--- Exercise goal ---
Print exactly, please, the lines from the top of the entries below up to and including the line with "var yTicks = [50,60,70,80,90,100,110,120];", and nothing else; pictures are excluded.

[Excerpt from a dataset]
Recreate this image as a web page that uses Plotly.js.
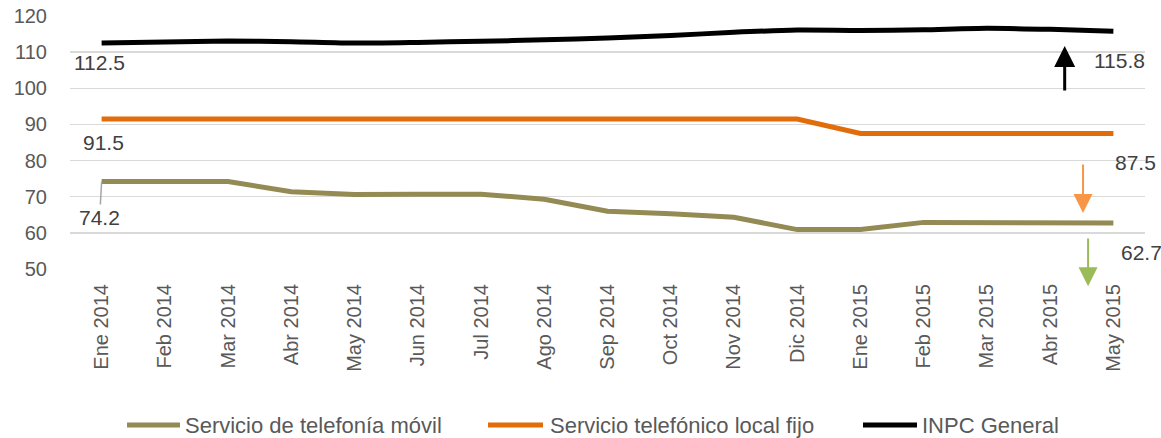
<!DOCTYPE html>
<html><head><meta charset="utf-8">
<script src="https://cdn.plot.ly/plotly-3.0.1.min.js"></script>
<style>body{margin:0;background:#fff}#c{width:1161px;height:438px}</style>
</head><body><div id="c"></div>
<script>
var categories = ["Ene 2014","Feb 2014","Mar 2014","Abr 2014","May 2014","Jun 2014","Jul 2014","Ago 2014","Sep 2014","Oct 2014","Nov 2014","Dic 2014","Ene 2015","Feb 2015","Mar 2015","Abr 2015","May 2015"];
var movil = [74.2,74.1,74.2,71.4,70.6,70.7,70.7,69.3,66.0,65.3,64.3,60.9,60.9,62.9,62.9,62.9,62.7];
var fijo  = [91.5,91.5,91.5,91.5,91.4,91.4,91.5,91.5,91.5,91.5,91.6,91.5,87.5,87.5,87.5,87.6,87.5];
var inpc  = [112.5,112.8,113.1,112.9,112.5,112.7,113.0,113.4,113.9,114.6,115.5,116.1,116.0,116.2,116.6,116.3,115.8];
var names = ["Servicio de telefonía móvil","Servicio telefónico local fijo","INPC General"];
var colors = ["#948a54","#e36c0a","#000000"];
var yTicks = [50,60,70,80,90,100,110,120];

var FONT = "'Liberation Sans', Arial, sans-serif";
var traces = [
  {x:categories, y:movil, name:names[0], mode:"lines", line:{color:colors[0], width:5}},
  {x:categories, y:fijo,  name:names[1], mode:"lines", line:{color:colors[1], width:5}},
  {x:categories, y:inpc,  name:names[2], mode:"lines", line:{color:colors[2], width:5, shape:"spline", smoothing:0.6}}
];
var last = categories.length-1;
function lab(i, v, xs, ys){
  return {x:i, y:v, xref:"x", yref:"y", text:v.toFixed(1), showarrow:false,
    xanchor:"center", yanchor:"middle", xshift:xs, yshift:ys,
    font:{family:FONT, size:21, color:"#404040"}};
}
var annotations = [
  lab(0, inpc[0], -2, -19),
  lab(0, fijo[0], 2, -23),
  {x:0, y:movil[0], xref:"x", yref:"y", text:movil[0].toFixed(1), showarrow:true, arrowhead:0,
   arrowwidth:1.5, arrowcolor:"#a6a6a6", ax:-2, ay:36, font:{family:FONT, size:21, color:"#404040"}},
  lab(last, inpc[last], 6, -29),
  lab(last, fijo[last], 22, -29),
  lab(last, movil[last], 28, -29),
  {x:15.23, y:111.7, ax:15.23, ay:99.0, axref:"x", ayref:"y", xref:"x", yref:"y", text:"", showarrow:true,
   arrowhead:2, arrowsize:1.4, arrowwidth:3, arrowcolor:"#000000"},
  {x:15.52, y:65.5, ax:15.52, ay:79.3, axref:"x", ayref:"y", xref:"x", yref:"y", text:"", showarrow:true,
   arrowhead:2, arrowsize:1.9, arrowwidth:2, arrowcolor:"#f79646"},
  {x:15.6, y:45.2, ax:15.6, ay:58.85, axref:"x", ayref:"y", xref:"x", yref:"y", text:"", showarrow:true,
   arrowhead:2, arrowsize:1.9, arrowwidth:2, arrowcolor:"#9bbb59"}
];
// custom legend (paper coords: plot spans x 70..1145 px, y 16..269 px)
var legX = [[127,180,183],[488,543,548],[863,917,920]];
var LY = (269-425)/253;
var shapes = [];
for (var i=0;i<3;i++){
  shapes.push({type:"line", xref:"paper", yref:"paper", x0:(legX[i][0]-70)/1075, x1:(legX[i][1]-70)/1075,
    y0:LY, y1:LY, line:{color:colors[i], width:5}});
  annotations.push({xref:"paper", yref:"paper", x:(legX[i][2]-70)/1075, y:LY, text:names[i], showarrow:false,
    xanchor:"left", yanchor:"middle", font:{family:FONT, size:22, color:"#595959"}});
}
var layout = {
  width:1161, height:438,
  margin:{l:70, r:16, t:16, b:169},
  paper_bgcolor:"#fff", plot_bgcolor:"#fff",
  showlegend:false,
  xaxis:{type:"category", tickangle:-90, tickfont:{family:FONT, size:20, color:"#595959"},
    showgrid:false, zeroline:false, showline:false, ticks:"", range:[-0.5, 16.5], automargin:false, ticklabelstandoff:10},
  yaxis:{range:[50,120], tickvals:yTicks, tickfont:{family:FONT, size:20, color:"#595959"},
    gridcolor:"#d9d9d9", gridwidth:1.5, zeroline:false, showline:false, ticks:"", ticklabelstandoff:22, automargin:false},
  annotations:annotations, shapes:shapes
};
Plotly.newPlot("c", traces, layout, {displayModeBar:false, staticPlot:true});
</script></body></html>
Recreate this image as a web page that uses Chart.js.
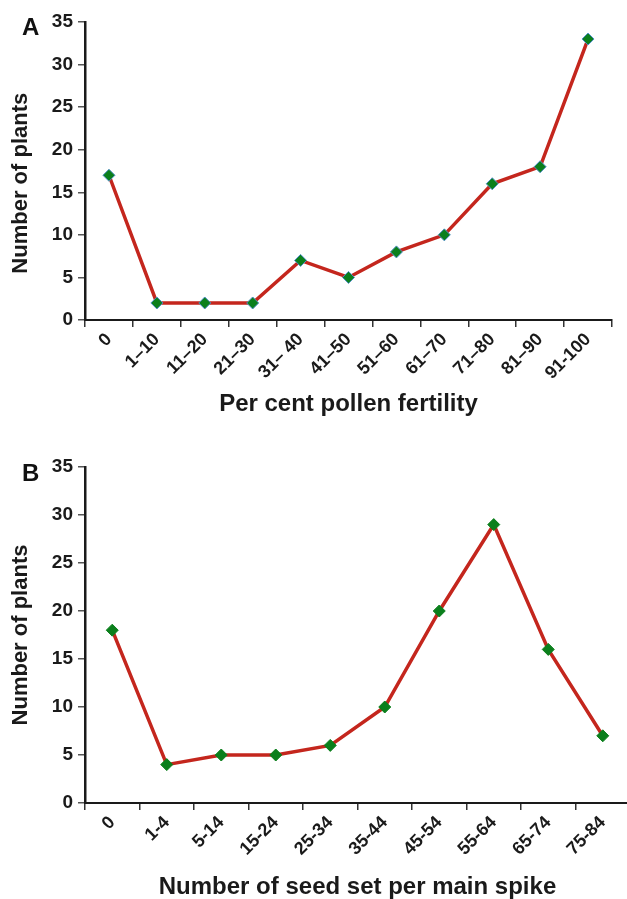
<!DOCTYPE html>
<html>
<head>
<meta charset="utf-8">
<script src="https://cdn.jsdelivr.net/npm/chart.js@4.4.1/dist/chart.umd.min.js"></script>
<style>
  html, body { margin: 0; padding: 0; background: #fff; }
  body { width: 627px; height: 899px; position: relative; overflow: hidden; font-family: "Liberation Sans", Arial, sans-serif; }
  .panel { position: absolute; left: 0; }
  .letter { position: absolute; font-weight: bold; font-size: 24px; color: #111; }
</style>
</head>
<body>
<div class="panel" style="top:0; width:627px; height:419px;"><canvas id="chartA"></canvas></div>
<!-- panel B axis runs past the right edge of the figure, so its canvas is wider and gets clipped -->
<div class="panel" style="top:445px; width:640px; height:457px;"><canvas id="chartB"></canvas></div>
<div class="letter" style="left:22px; top:13px;">A</div>
<div class="letter" style="left:22px; top:459px;">B</div>
<script>
// panel A: pollen fertility classes
const fertilityClasses = ['0', '1–10', '11–20', '21–30', '31– 40', '41–50', '51–60', '61–70', '71–80', '81–90', '91-100'];
const plantsA = [17, 2, 2, 2, 7, 5, 8, 10, 16, 18, 33];

// panel B: seed set classes
const seedClasses = ['0', '1-4', '5-14', '15-24', '25-34', '35-44', '45-54', '55-64', '65-74', '75-84'];
const plantsB = [18, 4, 5, 5, 6, 10, 20, 29, 16, 7];

const yTicks = [0, 5, 10, 15, 20, 25, 30, 35];

const FONT = '"Liberation Sans", Arial, sans-serif';
const INK = '#1a1a1a';

function makeChart(id, labels, values, opts) {
  return new Chart(document.getElementById(id), {
    type: 'line',
    data: {
      labels: labels,
      datasets: [{
        data: values,
        borderColor: '#c4261d',
        borderWidth: 3.5,
        pointStyle: 'rectRot',
        pointRadius: 6,
        pointBackgroundColor: '#0b7f1c',
        pointBorderColor: opts.markerBorder,
        pointBorderWidth: 1,
        tension: 0,
      }],
    },
    options: {
      responsive: true,
      maintainAspectRatio: false,
      animation: false,
      layout: { padding: { left: 8, right: opts.right, top: 22, bottom: 0 } },
      plugins: { legend: { display: false }, tooltip: { enabled: false } },
      scales: {
        x: {
          offset: true,
          border: { display: true, color: INK, width: 2 },
          grid: { offset: true, drawOnChartArea: false, drawTicks: true, tickLength: 7, color: '#333', lineWidth: 1.5 },
          ticks: {
            autoSkip: false,
            maxRotation: 45,
            minRotation: 45,
            padding: 2,
            color: INK,
            font: { family: FONT, size: 18, weight: 'bold' },
          },
          title: {
            display: true,
            text: opts.xTitle,
            color: INK,
            padding: { top: 0, bottom: 0 },
            font: { family: FONT, size: 24, weight: 'bold' },
          },
          afterFit: (s) => { s.height = 99; },
        },
        y: {
          min: 0,
          max: 35,
          afterBuildTicks: (s) => { s.ticks = yTicks.map(v => ({ value: v })); },
          border: { display: true, color: INK, width: 2.5 },
          grid: { drawOnChartArea: false, drawTicks: true, tickLength: 7, color: '#555', lineWidth: 1.5 },
          ticks: {
            padding: 5,
            color: INK,
            font: { family: FONT, size: 19, weight: 'bold' },
          },
          title: {
            display: true,
            text: opts.yTitle,
            color: INK,
            padding: { top: 0, bottom: 0 },
            font: { family: FONT, size: 22, weight: 'bold' },
          },
          afterFit: (s) => { s.width = 77; },
        },
      },
    },
  });
}

makeChart('chartA', fertilityClasses, plantsA, {
  xTitle: 'Per cent pollen fertility',
  yTitle: 'Number of plants    ',
  right: 15,
  markerBorder: '#4f8fc4',
});

makeChart('chartB', seedClasses, plantsB, {
  xTitle: 'Number of seed set per main spike',
  yTitle: 'Number of plants',
  right: 10,
  markerBorder: '#0b7f1c',
});
</script>
</body>
</html>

--- Result of this task ---
Recreate this image as a web page that uses Plotly.js.
<!DOCTYPE html>
<html><head><meta charset="utf-8">
<script src="https://cdn.plot.ly/plotly-3.0.1.min.js"></script>
<style>body{margin:0;background:#fff}#c{width:1161px;height:438px}</style>
</head><body><div id="c"></div>
<script>
var categories = ["Ene 2014","Feb 2014","Mar 2014","Abr 2014","May 2014","Jun 2014","Jul 2014","Ago 2014","Sep 2014","Oct 2014","Nov 2014","Dic 2014","Ene 2015","Feb 2015","Mar 2015","Abr 2015","May 2015"];
var movil = [74.2,74.1,74.2,71.4,70.6,70.7,70.7,69.3,66.0,65.3,64.3,60.9,60.9,62.9,62.9,62.9,62.7];
var fijo  = [91.5,91.5,91.5,91.5,91.4,91.4,91.5,91.5,91.5,91.5,91.6,91.5,87.5,87.5,87.5,87.6,87.5];
var inpc  = [112.5,112.8,113.1,112.9,112.5,112.7,113.0,113.4,113.9,114.6,115.5,116.1,116.0,116.2,116.6,116.3,115.8];
var names = ["Servicio de telefonía móvil","Servicio telefónico local fijo","INPC General"];
var colors = ["#948a54","#e36c0a","#000000"];
var yTicks = [50,60,70,80,90,100,110,120];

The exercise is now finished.